The new EU Rules of Origin should, from January 1, make it easier for garment-makers in Bangladesh, Cambodia, Laos and Nepal to achieve duty-free status for their garments when exporting to the EU. But that won't necessarily make them popular with everyone in those countries – or with outside lobbyists who purport to speak for their interests. And, at least in one important case, the rules might not be effective as quickly as the EU intends.
As far as the apparel and textile industry is concerned, the most immediate effect of the new rules is to eliminate, for all Least Developed Countries (LDCs) the need to use locally-sourced raw materials to qualify for duty-free access. Till now, the only LDCs with this privilege had been those who had signed Economic Partnership Agreements wit the EU: virtually none of whom are really capable of being commercial apparel suppliers to Europe.
Cambodia, Laos and Nepal have no local spinners or weavers operating on a scale to supply their garment industries, so being able to use imported fabric and yarn is an unmixed benefit for those countries' industries. Bangladesh currently has limited weaving capability, and lacks enough local spinners to meet all its knitwear factories' needs. But those Bangladeshi spinners are a serious political force, and it's undoubtedly not in their interest for Bangladeshi garment makers to be able to import Chinese yarns to knit into garments for the EU market.
The problem's been simmering for some years in a different guise. Bangladeshi garment makers may use Indian yarns and fabric and still get duty free access to the EU: but pressure from the local spinning lobby has forced the government to make importing from India difficult: for most of the past few years insisting on all yarn being imported by sea, adding considerable time and cost to the process.
So far, the problem's not been raised with the government by Bangladeshi spinners, who are currently preoccupied with the problems of cotton prices and cotton shortages. But those problems, together with India's restrictions on cotton exports, will actually make the prospect of facing direct competition from China even more or a concern when they do latch on. Which, in our view, will almost certainly provoke anger, threats and some kind of government obstacle to yarn imports.
Whether, as the issue is noisily and messily argued over, woven fabric imports will also be caught in the debate is completely uncertain. If logic alone were the only criterion, woven fabric should be left alone.

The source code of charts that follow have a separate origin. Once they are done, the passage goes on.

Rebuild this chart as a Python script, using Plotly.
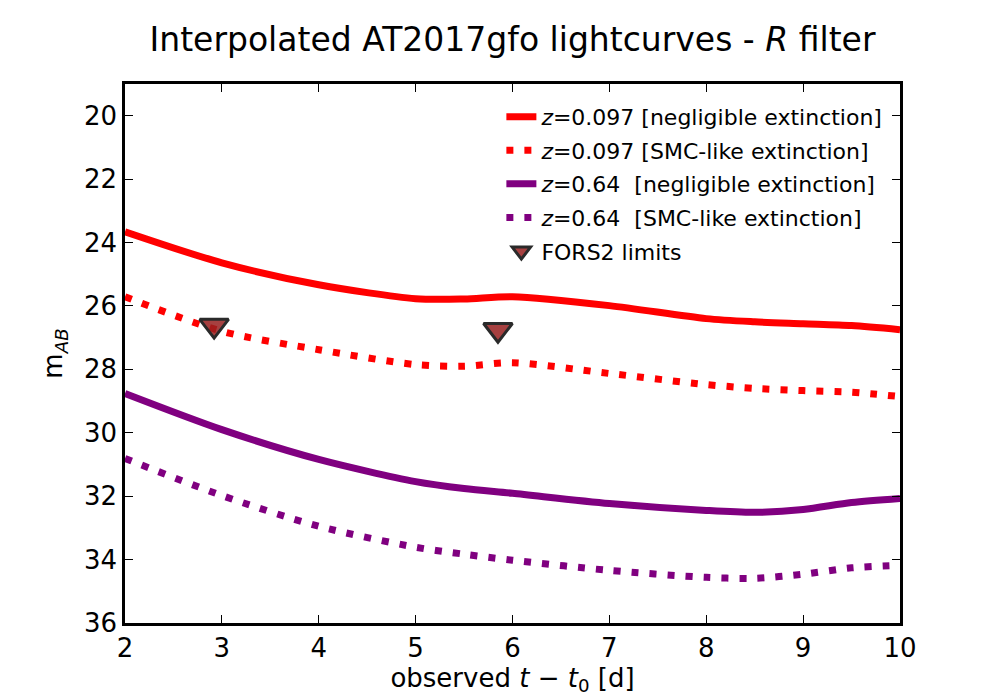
import plotly.graph_objects as go

# observed t - t0 [d]
days = [2, 3, 4, 5, 5.5, 6, 7, 8, 8.5, 9, 9.5, 10]

# interpolated R-band magnitudes
z0097_neg = [23.66, 24.64, 25.33, 25.77, 25.78, 25.71, 25.99, 26.40, 26.50, 26.56, 26.62, 26.75]
z0097_smc = [25.71, 26.80, 27.38, 27.85, 27.90, 27.79, 28.13, 28.48, 28.60, 28.67, 28.72, 28.86]
z064_neg = [28.76, 29.90, 30.84, 31.54, 31.76, 31.91, 32.23, 32.45, 32.51, 32.42, 32.20, 32.07]
z064_smc = [30.81, 31.98, 32.95, 33.61, 33.83, 34.02, 34.34, 34.56, 34.59, 34.46, 34.26, 34.18]

# FORS2 upper limits
fors2_t = [2.92, 5.85]
fors2_mag = [26.62, 26.75]

FONT = "DejaVu Sans"
RED = "#ff0000"
PURPLE = "#800080"
DOT = "7px,11px"

fig = go.Figure()

curves = [
    (z0097_neg, RED, "solid", "<i>z</i>=0.097 [negligible extinction]"),
    (z0097_smc, RED, DOT, "<i>z</i>=0.097 [SMC-like extinction]"),
    (z064_neg, PURPLE, "solid", "<i>z</i>=0.64  [negligible extinction]"),
    (z064_smc, PURPLE, DOT, "<i>z</i>=0.64  [SMC-like extinction]"),
]
for i, (mags, color, dash, name) in enumerate(curves):
    fig.add_trace(go.Scatter(
        x=days, y=mags, mode="lines", name=name, legendgroup=f"g{i}",
        line=dict(color=color, width=7, dash=dash, shape="spline", smoothing=0.8),
    ))

fig.add_trace(go.Scatter(
    x=fors2_t, y=fors2_mag, mode="markers", name="FORS2 limits", legendgroup="g4",
    marker=dict(symbol="triangle-down", size=25, color="rgba(150,30,30,0.85)",
                line=dict(color="#2a2a2a", width=3)),
))

axis_common = dict(
    showgrid=False, zeroline=False, showline=True, linecolor="black", linewidth=2.5,
    mirror="ticks", ticks="inside", ticklen=8, tickwidth=1.2, tickcolor="black",
    tickfont=dict(family=FONT, size=26, color="black"),
)

fig.update_xaxes(
    range=[2, 10], tick0=2, dtick=1,
    title=dict(text="observed <i>t</i> − <i>t</i><sub>0</sub> [d]",
               font=dict(family=FONT, size=26, color="black"), standoff=4),
    **axis_common,
)
fig.update_yaxes(
    range=[36, 19], tick0=20, dtick=2,
    title=dict(text="m<sub><i>AB</i></sub>",
               font=dict(family=FONT, size=26, color="black"), standoff=14),
    **axis_common,
)

fig.update_layout(
    width=1000, height=700,
    paper_bgcolor="white", plot_bgcolor="white",
    margin=dict(l=117, r=108, t=76, b=85),
    title=dict(text="Interpolated AT2017gfo lightcurves - <i>R</i> filter",
               font=dict(family=FONT, size=33, color="black"),
               x=0.5, xref="paper", xanchor="center", y=0.955, yanchor="middle"),
    legend=dict(x=0.985, y=0.978, xanchor="right", yanchor="top",
                traceorder="grouped", tracegroupgap=2,
                bgcolor="rgba(0,0,0,0)", borderwidth=0,
                font=dict(family=FONT, size=22, color="black")),
    font=dict(family=FONT),
)

fig.write_html("out.html")
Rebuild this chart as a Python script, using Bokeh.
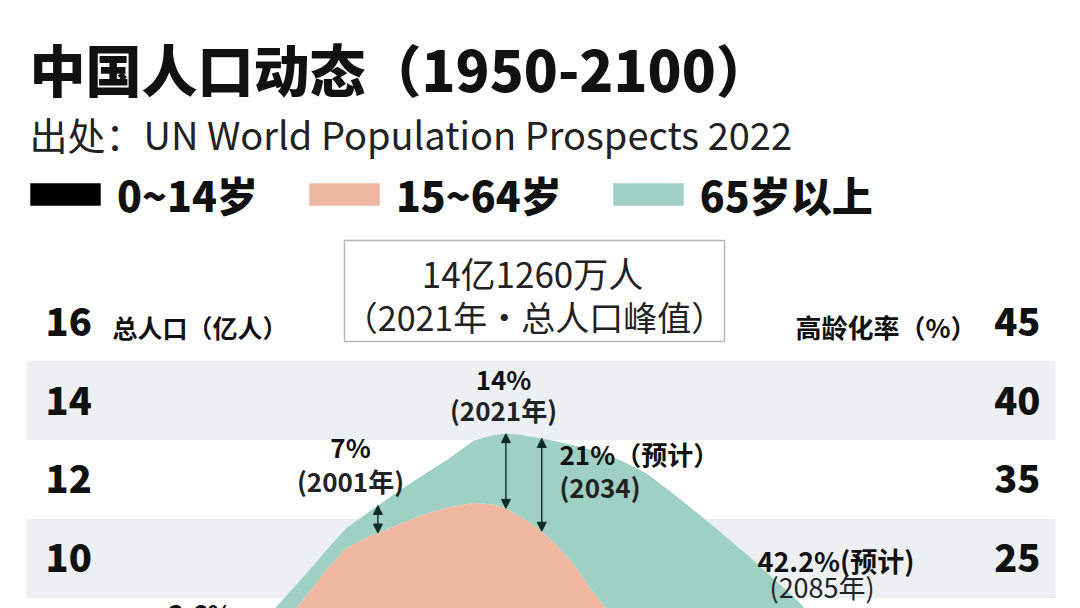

The real risk posed by the new rules isn't to existing weaving mills, but to the business models of a few new mills either in construction or currently being proposed. But those developments represent real jobs and real business interests – and their instigators might well feel forced to lobby for restrictions on imports as well.
It might not, though, be as easy for Bangladesh to impose restrictions on Chinese textiles as it has been to hit imports from India: many Bangladeshi garment factories see their country's new duty-free access to China as a real new business opportunity, and would oppose any barriers against China as an invitation for reciprocal barriers that would hurt them.
Until the spinners and weavers wake up and notice, none of this will be predictable. But if we were a European importer, we'd expect any Bangladeshi factory thinking of using raw materials imported from anywhere but India or Pakistan to be clearly responsible for any consequential loss if Bangladesh's import rules changed.